The skin of a 67-million-year-old dinosaur has revealed bites and gashes from an ancient crocodile, and how its flesh was ripped apart may explain why it became mummified.
Skin decays much more easily than bone so it’s extremely rare to find fossilized dinosaur skin.
New research on a 7-meter (23-foot) long Edmontosaurus, a type of plant-eating hadrosaur, found near the town of Marmarth, North Dakota, in 1999 has shed light on what factors allowed the skin to survive through the eons
“The bite marks were really unexpected. It had been thought that soft tissue wouldn’t preserve if it was damaged prior to burial, so the carnivore damage is what really started us thinking about how these fossils form in the first place,” said Stephanie Drumheller-Horton, a paleontologist at the The University of Tennessee’s department of Earth and planetary sciences, a coauthor of the new study.
Paleontologists used to think that a dinosaur, or any prehistoric creature, needed to be buried extremely rapidly for soft tissue to be preserved – but this was not the case for this poor hadrosaur.
The researchers think bite marks on the hadrosaur’s arm came from an ancient relative of a crocodile, but they’re not sure what kind of animal clawed or gnashed its tail – although it was likely bigger. It’s not clear whether the injuries to its arm and tail killed it or whether they were inflicted by scavengers after its death.
However, it was the dinosaur’s misfortune that allowed its skin to preserve, Drumheller-Horton explained.
“To try to put it in the least disgusting way possible – puncturing the skin allowed the gases and liquids associated with later decomposition to escape. That left the hollowed out skin behind to dry out. Naturally mummified skin like this can last for weeks to months in even fairly wet environments, and the longer it lasts, the more likely it is to be buried and undergo fossilization,” she said.
The bluish color of the fossilized skin isn’t thought to reflect what it would have been when the dinosaur was alive. However, a high iron content in the rocks during the fossilization process may have affected it.
While often depicted as greenish gray, what color most dinosaurs were is largely unknown. Studies on fossilized dinosaur feathers have revealed that some were surprisingly colorful.
The hadrosaur’s skin, however, has provided a lot of information about the size and patterns of scales across the dinosaur’s body as well as the amount of muscle mass – based on how expansive the skin is in that area.
“Skin decomposes much more easily than bones, so it takes different and less commonly observed processes to preserve the skin long enough to be buried and fossilized,” said research coauthor Clint Boyd, a senior paleontologist at the North Dakota Geological Survey.

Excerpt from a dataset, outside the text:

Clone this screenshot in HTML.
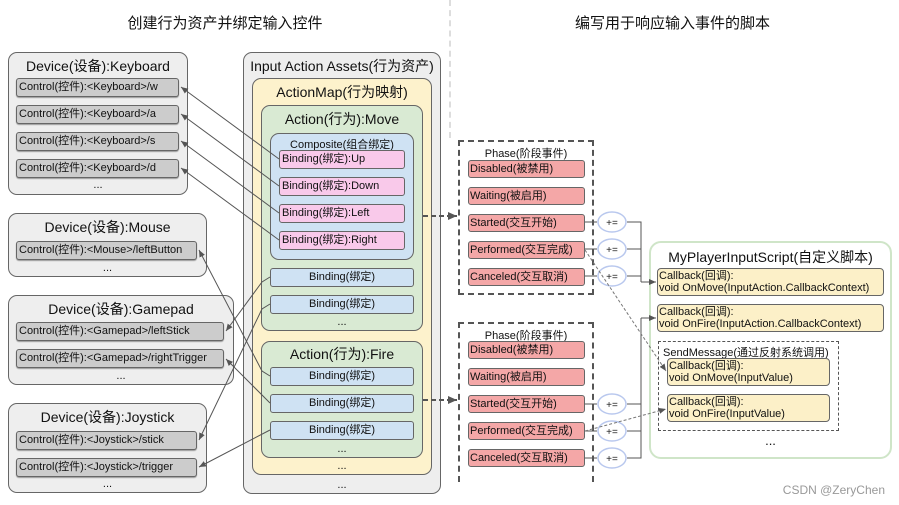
<!DOCTYPE html>
<html><head><meta charset="utf-8"><style>
body{margin:0;width:899px;height:505px;background:#fff;position:relative;overflow:hidden;font-family:"Liberation Sans","Noto Sans CJK SC",sans-serif;color:#111}
.b{position:absolute;box-sizing:border-box;border:1px solid #666;border-radius:9px}
.t{position:absolute;left:0;right:0;text-align:center;white-space:nowrap}
.c{position:absolute;box-sizing:border-box;border:1px solid #666;border-radius:3px;background:#ccc;font-size:11px;line-height:16px;padding-left:2px;white-space:nowrap;box-shadow:0 1px 1px #999}
.bd{position:absolute;box-sizing:border-box;border:1px solid #666;border-radius:3px;background:#cfe2f3;font-size:11px;line-height:16px;text-align:center;white-space:nowrap}
.pk{background:#f9c9ea;text-align:left;padding-left:2px}
.ph{position:absolute;box-sizing:border-box;border:1px solid #666;border-radius:3px;background:#f4a7a7;font-size:11px;line-height:16px;padding-left:1px;white-space:nowrap;left:468px;width:117px;height:18px}
.cb{position:absolute;box-sizing:border-box;border:1px solid #666;border-radius:4px;background:#fcf0c8;font-size:11px;line-height:12px;padding:1px 1px;white-space:nowrap}
.d{position:absolute;font-size:11px;text-align:center;left:0;right:0}
</style></head><body>
<div style="position:absolute;left:0;width:450px;top:12px;text-align:center;font-size:15px">创建行为资产并绑定输入控件</div>
<div style="position:absolute;left:450px;width:445px;top:12px;text-align:center;font-size:15px">编写用于响应输入事件的脚本</div>
<div style="position:absolute;left:449px;top:0;height:138px;border-left:2px dashed #ddd"></div>

<!-- Keyboard -->
<div class="b" style="left:8px;top:52px;width:180px;height:143px;background:#eee"><div class="t" style="top:3px;font-size:14px">Device(设备):Keyboard</div><div class="d" style="top:126px">...</div></div>
<div class="c" style="left:16px;top:78px;width:163px;height:19px">Control(控件):&lt;Keyboard&gt;/w</div>
<div class="c" style="left:16px;top:105px;width:163px;height:19px">Control(控件):&lt;Keyboard&gt;/a</div>
<div class="c" style="left:16px;top:132px;width:163px;height:19px">Control(控件):&lt;Keyboard&gt;/s</div>
<div class="c" style="left:16px;top:159px;width:163px;height:19px">Control(控件):&lt;Keyboard&gt;/d</div>
<!-- Mouse -->
<div class="b" style="left:8px;top:213px;width:199px;height:64px;background:#eee"><div class="t" style="top:3px;font-size:14px">Device(设备):Mouse</div><div class="d" style="top:48px">...</div></div>
<div class="c" style="left:16px;top:241px;width:181px;height:19px">Control(控件):&lt;Mouse&gt;/leftButton</div>
<!-- Gamepad -->
<div class="b" style="left:8px;top:295px;width:226px;height:90px;background:#eee"><div class="t" style="top:3px;font-size:14px">Device(设备):Gamepad</div><div class="d" style="top:74px">...</div></div>
<div class="c" style="left:16px;top:322px;width:208px;height:19px">Control(控件):&lt;Gamepad&gt;/leftStick</div>
<div class="c" style="left:16px;top:349px;width:208px;height:19px">Control(控件):&lt;Gamepad&gt;/rightTrigger</div>
<!-- Joystick -->
<div class="b" style="left:8px;top:403px;width:199px;height:90px;background:#eee"><div class="t" style="top:3px;font-size:14px">Device(设备):Joystick</div><div class="d" style="top:74px">...</div></div>
<div class="c" style="left:16px;top:431px;width:181px;height:19px">Control(控件):&lt;Joystick&gt;/stick</div>
<div class="c" style="left:16px;top:458px;width:181px;height:19px">Control(控件):&lt;Joystick&gt;/trigger</div>

<!-- Assets -->
<div class="b" style="left:243px;top:52px;width:198px;height:442px;background:#eee"><div class="t" style="top:3px;font-size:14px">Input Action Assets(行为资产)</div><div class="d" style="top:426px">...</div></div>
<div class="b" style="left:252px;top:78px;width:180px;height:397px;background:#fdf2cc"><div class="t" style="top:3px;font-size:14px">ActionMap(行为映射)</div><div class="d" style="top:381px">...</div></div>
<div class="b" style="left:261px;top:105px;width:162px;height:226px;background:#d9ead3"><div class="t" style="top:3px;font-size:14px">Action(行为):Move</div><div class="d" style="top:210px">...</div></div>
<div class="b" style="left:270px;top:133px;width:144px;height:127px;background:#cfe2f3"><div class="t" style="top:2px;font-size:11px">Composite(组合绑定)</div></div>
<div class="bd pk" style="left:279px;top:150px;width:126px;height:19px">Binding(绑定):Up</div>
<div class="bd pk" style="left:279px;top:177px;width:126px;height:19px">Binding(绑定):Down</div>
<div class="bd pk" style="left:279px;top:204px;width:126px;height:19px">Binding(绑定):Left</div>
<div class="bd pk" style="left:279px;top:231px;width:126px;height:19px">Binding(绑定):Right</div>
<div class="bd" style="left:270px;top:268px;width:144px;height:19px">Binding(绑定)</div>
<div class="bd" style="left:270px;top:295px;width:144px;height:19px">Binding(绑定)</div>
<div class="b" style="left:261px;top:341px;width:162px;height:117px;background:#d9ead3"><div class="t" style="top:2px;font-size:14px">Action(行为):Fire</div><div class="d" style="top:101px">...</div></div>
<div class="bd" style="left:270px;top:367px;width:144px;height:19px">Binding(绑定)</div>
<div class="bd" style="left:270px;top:394px;width:144px;height:19px">Binding(绑定)</div>
<div class="bd" style="left:270px;top:421px;width:144px;height:19px">Binding(绑定)</div>

<!-- Phases -->
<div style="position:absolute;left:458px;top:140px;width:136px;height:155px;box-sizing:border-box;border:2px dashed #555"><div class="t" style="top:3px;font-size:11px">Phase(阶段事件)</div></div>
<div class="ph" style="top:160px">Disabled(被禁用)</div>
<div class="ph" style="top:187px">Waiting(被启用)</div>
<div class="ph" style="top:214px">Started(交互开始)</div>
<div class="ph" style="top:241px">Performed(交互完成)</div>
<div class="ph" style="top:268px">Canceled(交互取消)</div>
<div style="position:absolute;left:458px;top:322px;width:136px;height:160px;box-sizing:border-box;border:2px dashed #555;border-bottom:none"><div class="t" style="top:3px;font-size:11px">Phase(阶段事件)</div></div>
<div class="ph" style="top:341px">Disabled(被禁用)</div>
<div class="ph" style="top:368px">Waiting(被启用)</div>
<div class="ph" style="top:395px">Started(交互开始)</div>
<div class="ph" style="top:422px">Performed(交互完成)</div>
<div class="ph" style="top:449px">Canceled(交互取消)</div>

<!-- Script -->
<div class="b" style="left:649px;top:241px;width:243px;height:218px;border:2px solid #cfe5c8;border-radius:12px"><div class="t" style="top:4px;font-size:14px">MyPlayerInputScript(自定义脚本)</div><div class="d" style="top:190px;font-size:13px">...</div></div>
<div class="cb" style="left:657px;top:268px;width:227px;height:28px">Callback(回调):<br>void OnMove(InputAction.CallbackContext)</div>
<div class="cb" style="left:657px;top:304px;width:227px;height:28px">Callback(回调):<br>void OnFire(InputAction.CallbackContext)</div>
<div style="position:absolute;left:658px;top:341px;width:181px;height:90px;box-sizing:border-box;border:1px dashed #555"><div style="position:absolute;left:4px;top:2px;font-size:11px;white-space:nowrap">SendMessage(通过反射系统调用)</div></div>
<div class="cb" style="left:667px;top:358px;width:163px;height:28px">Callback(回调):<br>void OnMove(InputValue)</div>
<div class="cb" style="left:667px;top:394px;width:163px;height:28px">Callback(回调):<br>void OnFire(InputValue)</div>

<svg width="899" height="505" style="position:absolute;left:0;top:0" xmlns="http://www.w3.org/2000/svg">
<defs><marker id="a" markerWidth="8" markerHeight="8" refX="7" refY="4" orient="auto" markerUnits="userSpaceOnUse"><path d="M0,1 L7,4 L0,7z" fill="#555"/></marker>
<marker id="g" markerWidth="10" markerHeight="10" refX="9" refY="5" orient="auto" markerUnits="userSpaceOnUse"><path d="M0,1 L9,5 L0,9z" fill="#555"/></marker></defs>
<g stroke="#555" stroke-width="1" fill="none" marker-end="url(#a)">
<line x1="279" y1="159" x2="181" y2="87"/>
<line x1="279" y1="186" x2="181" y2="114"/>
<line x1="279" y1="213" x2="181" y2="141"/>
<line x1="279" y1="240" x2="181" y2="168"/>
<polyline points="270,277 262,282 226,331"/>
<polyline points="270,304 262,309 199,440"/>
<polyline points="270,376 262,371 199,250"/>
<line x1="270" y1="403" x2="226" y2="359"/>
<line x1="270" y1="430" x2="199" y2="467"/>
</g>
<g stroke="#555" stroke-width="2" stroke-dasharray="5,3" fill="none" marker-end="url(#g)">
<line x1="423" y1="216" x2="457" y2="216"/>
<line x1="423" y1="400" x2="457" y2="400"/>
</g>
<g stroke="#555" stroke-width="1" fill="none">
<line x1="585" y1="222" x2="597" y2="222"/><line x1="585" y1="249" x2="597" y2="249"/><line x1="585" y1="276" x2="597" y2="276"/>
<line x1="585" y1="404" x2="597" y2="404"/><line x1="585" y1="431" x2="597" y2="431"/><line x1="585" y1="458" x2="597" y2="458"/>
<polyline points="627,222 641,222 641,282"/><line x1="627" y1="249" x2="641" y2="249"/><line x1="627" y1="276" x2="641" y2="276"/>
<line x1="641" y1="282" x2="656" y2="282" marker-end="url(#a)"/>
<polyline points="627,458 641,458 641,318"/><line x1="627" y1="404" x2="641" y2="404"/><line x1="627" y1="431" x2="641" y2="431"/>
<line x1="641" y1="318" x2="656" y2="318" marker-end="url(#a)"/>
</g>
<g stroke="#b9c8ee" stroke-width="1.5" fill="#fff">
<ellipse cx="612" cy="222" rx="14" ry="10"/><ellipse cx="612" cy="249" rx="14" ry="10"/><ellipse cx="612" cy="276" rx="14" ry="10"/>
<ellipse cx="612" cy="404" rx="14" ry="10"/><ellipse cx="612" cy="431" rx="14" ry="10"/><ellipse cx="612" cy="458" rx="14" ry="10"/>
</g>
<g font-size="10" text-anchor="middle" fill="#222" font-family="Liberation Sans">
<text x="612" y="226">+=</text><text x="612" y="253">+=</text><text x="612" y="280">+=</text>
<text x="612" y="408">+=</text><text x="612" y="435">+=</text><text x="612" y="462">+=</text>
</g>
<g stroke="#777" stroke-width="1" stroke-dasharray="3,2" fill="none" marker-end="url(#a)">
<line x1="585" y1="250" x2="666" y2="371"/>
<line x1="585" y1="431" x2="666" y2="409"/>
</g>
</svg>
<div style="position:absolute;right:14px;top:483px;font-size:12px;color:#999">CSDN @ZeryChen</div>
</body></html>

He said that there were perhaps fewer than 20 true dinosaur “mummies,” with complete to nearly complete sets of remains with soft tissue.
“To put it in context I have found thousands of fossils in my career, but only one of those preserved skin impressions (an imprint of the skin, not the actual preserved skin itself) and I’ve never found one myself that had the skin preserved,” Boyd said via email.